Demographers also include in their totals the 40,000 people who lived in the un-flooded sections of the Uptown corridor where, as in Algiers, most homes were left habitable. That 100,000 people have returned to their homes tells us little about repopulation trends or progress in the flooded areas where 120,000 housing units were made unlivable, and which was home to most of the city’s black and poor population. All that current population estimates tell us is that, for the most part, the people who have returned are the ones who never had to leave in the first place. Including these 100,000 residents into figures used to gauge the effectiveness of the recovery process is of little value for evaluating recovery policies and cannot serve as a useful predictor of future repopulation trends.

Where, then, can we find reliable population estimates? First, it is unlikely that businesses, utility companies, and government officials and agencies who want to promote the impression of growth will provide population estimates that reveal real racial and economic disparities or a general lack of progress. But if we want to create an effective and equitable recovery, we need to know the bad news as well as the good news.

In the final analysis, the most reliable method for measuring recovery effectiveness and equity requires multiple data sources, including survey research, analysis of consumer trends, and usage of educational and social services.
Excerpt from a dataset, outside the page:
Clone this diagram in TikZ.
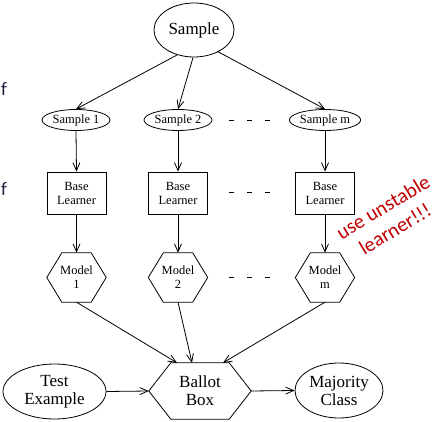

Public education usage is a revealing case in point. There is no question that students are returning to schools. But consider that virtually all of the predominantly white private schools in New Orleans will reopen in January to predicted enrollments of 75% or higher. Contrast those numbers to the harsh reality that, if we exclude the public school students who returned to Algiers and Uptown, only about 7% of the 65,000 students who attended New Orleans pubic schools are returning to enroll in January. That the Orleans Parish School Board plans to terminate all but 61 of the 7,000 former school employees speaks volumes about who will find it convenient and hospitable to return in the near future.

It would be shortsighted to assume that the working and unemployed poor will not return to New Orleans, even if there is no affordable housing. New Orleans is one of the few major cities in the United States that does not have a public vagrancy law (it was overturned by federal courts several years ago). Homeless people have the right to sleep in public spaces and parks. In December of 2006, FEMA rent supports will end across the nation and tens of thousands of homeless New Orleanians will likely attempt return to their hometown where their only family support networks exist. Without adequate planning, New Orleans could become home to thousands of homeless living in sprawling tent cities in the parks and massive squatters communities in abandoned housing.

If we are to build a better city, we need to have an accurate idea of not only who has come home, but also who has not and why.

Lance Hill, Ph.D.
Executive Director
Southern Institute for Education and Research
Tulane University

1 comment:

Anonymous said...

Those 100k figures are the ones I heard the two times I've been down since the flood. I couldn't even imagine how you'd come up with those figures in the first place; if you hadn't seen people coming in and out the house where I was staying, it would have been difficult to know anyone was there. But to find out that one half to one third of the population of "New Orleans" is in Algiers, well, that just some bullshit, alright.